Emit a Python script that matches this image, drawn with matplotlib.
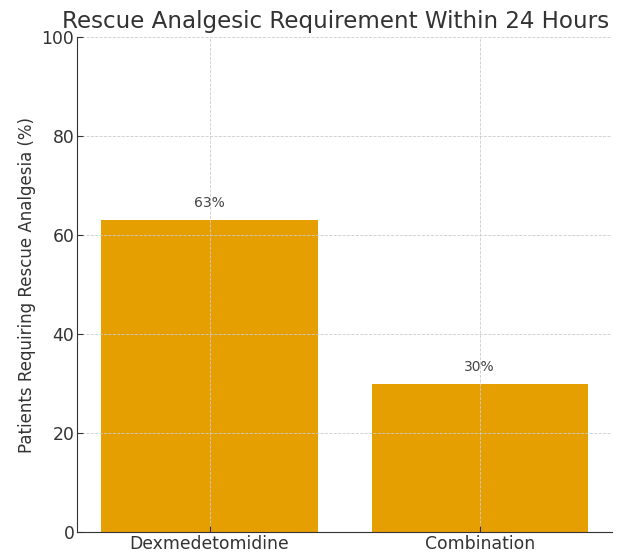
import matplotlib
matplotlib.use("Agg")
import matplotlib.pyplot as plt

# Share of patients needing rescue analgesia in each group
groups = ["Dexmedetomidine", "Combination"]
rescue_pct = [63, 30]

plt.rcParams["text.color"] = "#333333"
plt.rcParams["axes.labelcolor"] = "#333333"
plt.rcParams["xtick.color"] = "#333333"
plt.rcParams["ytick.color"] = "#333333"

fig = plt.figure(figsize=(6.22, 5.55), dpi=100)
ax = fig.add_axes([0.124, 0.041, 0.86, 0.892])

bars = ax.bar(groups, rescue_pct, color="#E69F00", width=0.8)

# label each bar with its value
for bar, pct in zip(bars, rescue_pct):
    ax.text(bar.get_x() + bar.get_width() / 2, pct + 2, f"{pct}%",
            ha="center", va="bottom", fontsize=10, color="#444444")

ax.set_ylim(0, 100)
ax.set_title("Rescue Analgesic Requirement Within 24 Hours", fontsize=16.6, color="#333333",
             x=0.483, pad=6.5)
ax.set_ylabel("Patients Requiring Rescue Analgesia (%)", fontsize=12)
ax.tick_params(axis="both", labelsize=12.4, direction="in", length=4, pad=2)

ax.grid(True, linestyle="--", linewidth=0.6, color="#cccccc")
ax.spines["top"].set_visible(False)
ax.spines["right"].set_visible(False)
ax.spines["left"].set_color("#333333")
ax.spines["bottom"].set_color("#333333")

fig.savefig("out.png", dpi=100)
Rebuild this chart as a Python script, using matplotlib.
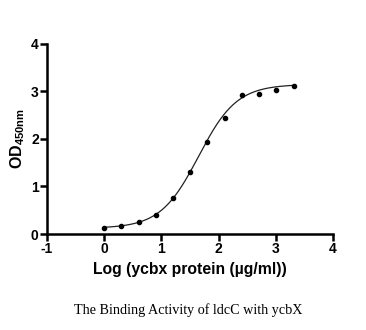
import numpy as np
import matplotlib
matplotlib.use("Agg")
import matplotlib.pyplot as plt

plt.rcParams['mathtext.fontset'] = 'custom'
plt.rcParams['mathtext.rm'] = 'Liberation Sans:bold'
plt.rcParams['mathtext.bf'] = 'Liberation Sans:bold'
plt.rcParams['mathtext.it'] = 'Liberation Sans:bold'

# Data
log_conc = [0.0, 0.301, 0.602, 0.903, 1.204, 1.505, 1.806, 2.107, 2.408, 2.709, 3.010, 3.311]
od450 = [0.13, 0.17, 0.26, 0.40, 0.76, 1.30, 1.94, 2.45, 2.92, 2.95, 3.03, 3.12]

# 4-parameter logistic fit parameters (estimated)
fit_bottom, fit_top, fit_logec50, fit_hill = 0.12, 3.15, 1.65, 1.3

x_ticks = [-1, 0, 1, 2, 3, 4]
y_ticks = [0, 1, 2, 3, 4]
x_label = "Log (ycbx protein (\u00b5g/ml))"
title = "The Binding Activity of ldcC with ycbX"

fig = plt.figure(figsize=(3.66, 3.30), dpi=100)
ax = fig.add_axes([0.1284, 0.2909, 0.7814, 0.5758])

xf = np.linspace(min(log_conc), max(log_conc), 300)
yf = fit_bottom + (fit_top - fit_bottom) / (1 + 10 ** ((fit_logec50 - xf) * fit_hill))
ax.plot(xf, yf, color="#222222", lw=0.9)
ax.plot(log_conc, od450, "o", color="black", ms=3.0)

ax.set_xlim(-1, 4)
ax.set_ylim(0, 4)
ax.set_xticks(x_ticks)
ax.set_yticks(y_ticks)
ax.set_xticklabels([str(t) for t in x_ticks])
ax.set_yticklabels([str(t) for t in y_ticks])
for s in ["top", "right"]:
    ax.spines[s].set_visible(False)
for s in ["left", "bottom"]:
    ax.spines[s].set_linewidth(1.8)
ax.tick_params(direction="out", length=5, width=1.8, pad=1,
               labelsize=10)
for lab in ax.get_xticklabels() + ax.get_yticklabels():
    lab.set_fontfamily("Liberation Sans")
    lab.set_fontweight("bold")

ax.set_xlabel(x_label, fontsize=11.3, fontweight="bold", family="Liberation Sans", labelpad=4)
ax.set_ylabel(r"OD$_{\mathrm{450nm}}$", fontsize=11.5, fontweight="bold",
              family="Liberation Sans", labelpad=3)

fig.text(0.515, 0.06, title, ha="center", va="center",
         fontsize=10.2, family="Liberation Serif")

fig.savefig("out.png", dpi=100)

Required work ▸
Go to the line that contains "Rebuild this chart" and copy from there down to the line that contains "plt.rcParams['mathtext.it'] = 'Liberation", with both lines included. Pass over the pictures.

Right answer ▸
Rebuild this chart as a Python script, using matplotlib.
import numpy as np
import matplotlib
matplotlib.use("Agg")
import matplotlib.pyplot as plt

plt.rcParams['mathtext.fontset'] = 'custom'
plt.rcParams['mathtext.rm'] = 'Liberation Sans:bold'
plt.rcParams['mathtext.bf'] = 'Liberation Sans:bold'
plt.rcParams['mathtext.it'] = 'Liberation Sans:bold'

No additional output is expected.